“The appeal of the house was how run-down it was,” Farrugia laughs. “We wanted a future home but we also wanted a massive project, something with the kind of character that warranted putting a lot of work into it.”
Farrugia and her partner, Brogo-raised carpenter Liam McManus, certainly got what they were looking for when they bought ‘Cranbrook,’ a nine-bedroom house dating from the late 1800s, in October last year.
Many people noticed when the iconic house came onto the market for the first time since it was purchased by the Williams family in the sixties. Since the sale, neighbours have continually dropped by to meet the new owners.
For now, McManus and Farrugia plan on making the house rentable while they are on a three-week leave from their jobs in the Northern Territory, but in the near future, they plan to call the Bega Valley home.
With the exception of a new roof, the house was apparently untouched since the sixties.
“It was quite oppressive when we first saw it,” says Farrugia. “Some rooms were so dark and the kitchen had smoke stains, mould on the walls. It was certainly not homey and I was worried that we had agreed to buy this big creepy manor that we would never feel comfortable living in.”
Originally a subdivided 20-acre property in the ‘new-town,’ on the outskirts of Bega, number 225 Newtown Road was built at a time of great prosperity in the Bega Valley, says local historian Fiona Firth, who has examined the house and done some preliminary research about the ownership of the property.
“The house was built by Henry Skillman, who was the inspector of schools in Bega then,” Firth explains, “and it was a very prestigious home, very ‘look at me.'”
Firth, poring over documents connected to the house which were kindly included in the sale by William’s daughter, says that in 1883 a report to the government following an inquiry into the Land Acts of 1862 said that the Bega District was ‘one of the wealthiest districts in the colony’.
“The population of Bega was growing rapidly at the time Cranbrook was built,” says Firth. “In 1851, there were 770 white fellows from the Victorian border to up past Tathra, but by 1891, in the township of Bega, there were 2000 white residents.”
Arriving in Bega a few days before the New Year, McManus and Farrugia immediately set to work warming the house, holding a New Years Eve party/working bee which attracted dozens of their friends and family.

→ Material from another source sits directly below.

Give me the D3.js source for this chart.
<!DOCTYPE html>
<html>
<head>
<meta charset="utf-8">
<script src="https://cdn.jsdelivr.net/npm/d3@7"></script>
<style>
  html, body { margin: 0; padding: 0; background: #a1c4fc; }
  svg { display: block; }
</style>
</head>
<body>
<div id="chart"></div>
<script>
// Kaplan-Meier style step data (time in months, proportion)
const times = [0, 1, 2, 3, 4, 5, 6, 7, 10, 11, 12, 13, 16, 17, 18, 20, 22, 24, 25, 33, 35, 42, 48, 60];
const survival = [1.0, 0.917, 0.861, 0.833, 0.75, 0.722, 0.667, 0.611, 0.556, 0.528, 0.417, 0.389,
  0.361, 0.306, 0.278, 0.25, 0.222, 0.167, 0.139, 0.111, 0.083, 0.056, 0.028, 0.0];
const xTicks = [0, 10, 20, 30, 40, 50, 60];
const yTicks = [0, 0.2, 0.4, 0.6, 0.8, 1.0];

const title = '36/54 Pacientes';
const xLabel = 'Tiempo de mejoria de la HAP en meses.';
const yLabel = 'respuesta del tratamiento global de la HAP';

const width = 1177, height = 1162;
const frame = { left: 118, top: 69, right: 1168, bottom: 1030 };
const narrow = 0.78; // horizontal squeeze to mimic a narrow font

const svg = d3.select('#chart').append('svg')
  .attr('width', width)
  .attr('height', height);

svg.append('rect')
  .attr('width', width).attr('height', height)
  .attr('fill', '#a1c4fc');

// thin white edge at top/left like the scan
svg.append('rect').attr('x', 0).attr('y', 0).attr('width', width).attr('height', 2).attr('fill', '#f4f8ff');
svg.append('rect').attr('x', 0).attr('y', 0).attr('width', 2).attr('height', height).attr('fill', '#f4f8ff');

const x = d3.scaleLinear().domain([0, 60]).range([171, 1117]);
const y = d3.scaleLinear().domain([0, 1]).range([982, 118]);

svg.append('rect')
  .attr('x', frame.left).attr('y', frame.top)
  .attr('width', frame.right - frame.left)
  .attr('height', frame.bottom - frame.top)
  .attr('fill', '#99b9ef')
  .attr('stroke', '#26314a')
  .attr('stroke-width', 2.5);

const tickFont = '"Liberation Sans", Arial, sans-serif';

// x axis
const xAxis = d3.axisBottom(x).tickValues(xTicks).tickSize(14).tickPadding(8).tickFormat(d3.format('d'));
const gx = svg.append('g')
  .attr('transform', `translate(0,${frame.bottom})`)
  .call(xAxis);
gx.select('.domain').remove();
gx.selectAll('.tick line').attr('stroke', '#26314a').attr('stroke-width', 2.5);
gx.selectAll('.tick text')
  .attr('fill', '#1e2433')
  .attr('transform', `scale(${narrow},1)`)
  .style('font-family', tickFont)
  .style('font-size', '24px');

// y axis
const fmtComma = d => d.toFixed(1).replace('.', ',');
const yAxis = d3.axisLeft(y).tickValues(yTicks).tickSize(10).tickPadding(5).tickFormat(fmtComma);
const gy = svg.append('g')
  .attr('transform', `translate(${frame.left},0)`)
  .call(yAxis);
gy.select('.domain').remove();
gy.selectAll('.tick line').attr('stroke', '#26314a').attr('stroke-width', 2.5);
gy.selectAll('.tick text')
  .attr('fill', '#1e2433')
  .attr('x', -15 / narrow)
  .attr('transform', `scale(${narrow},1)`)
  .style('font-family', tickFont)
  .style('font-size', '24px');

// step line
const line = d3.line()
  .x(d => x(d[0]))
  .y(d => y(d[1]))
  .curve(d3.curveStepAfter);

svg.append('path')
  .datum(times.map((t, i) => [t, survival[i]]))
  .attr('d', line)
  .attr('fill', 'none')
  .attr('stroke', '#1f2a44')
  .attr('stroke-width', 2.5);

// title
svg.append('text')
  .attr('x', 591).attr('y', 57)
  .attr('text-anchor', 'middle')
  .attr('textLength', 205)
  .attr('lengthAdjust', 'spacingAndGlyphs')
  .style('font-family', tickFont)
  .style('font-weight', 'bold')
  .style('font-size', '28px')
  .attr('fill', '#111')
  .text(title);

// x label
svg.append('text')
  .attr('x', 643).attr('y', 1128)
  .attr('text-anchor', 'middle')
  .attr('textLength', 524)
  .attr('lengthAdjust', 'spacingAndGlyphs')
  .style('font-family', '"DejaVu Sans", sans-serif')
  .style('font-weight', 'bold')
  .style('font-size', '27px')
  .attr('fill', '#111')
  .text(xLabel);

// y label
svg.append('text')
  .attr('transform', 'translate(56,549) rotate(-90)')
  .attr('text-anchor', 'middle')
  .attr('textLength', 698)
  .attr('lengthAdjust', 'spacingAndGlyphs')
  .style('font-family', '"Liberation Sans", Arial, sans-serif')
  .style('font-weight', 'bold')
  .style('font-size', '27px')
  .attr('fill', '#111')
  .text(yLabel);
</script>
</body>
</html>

The whirlwind of visitors and helpers hasn’t ceased since the New Year and has left the many rooms of Cranbrook with “full of love and generosity,” says Farrugia as she and McManus run from room to room, setting workers up with basic plastering skills and ferrying the in-demand ladders and scaffolding from project to project.
“Everyone who has come has contributed something, even the children,” says Farrugia. “It’s been amazing how each person has laid claim to a job, whether it’s washing walls with sugar soap, pulling weeds or repairing the ceiling.”
Taking on a house in superficially poor shape is a way of buying a fantastic house at a reasonable price, McManus muses, adding that they couldn’t have done it without their friends and family kicking in.
“Their help has made this house accessible to us,” McManus says.
While McManus is relieved to be working away from the extreme heat of the Northern Territory [“it’s pretty attractive to be able to get in a roof cavity at midday and not die,” he says dryly] Farrugia has developed a close working relationship with the people at Inspirations Paint in Bega.
“We love Julie at the paint shop,” Farrugia laughs.
The couple plan to rent the house in the short term until they are freed up to live there permanently.
In the meantime, Farrugia’s initial fears have been abated.
“At night, when everyone goes home and Liam and I are there on our own, it does feel like a home,” she muses, turning her attention back to the job at hand.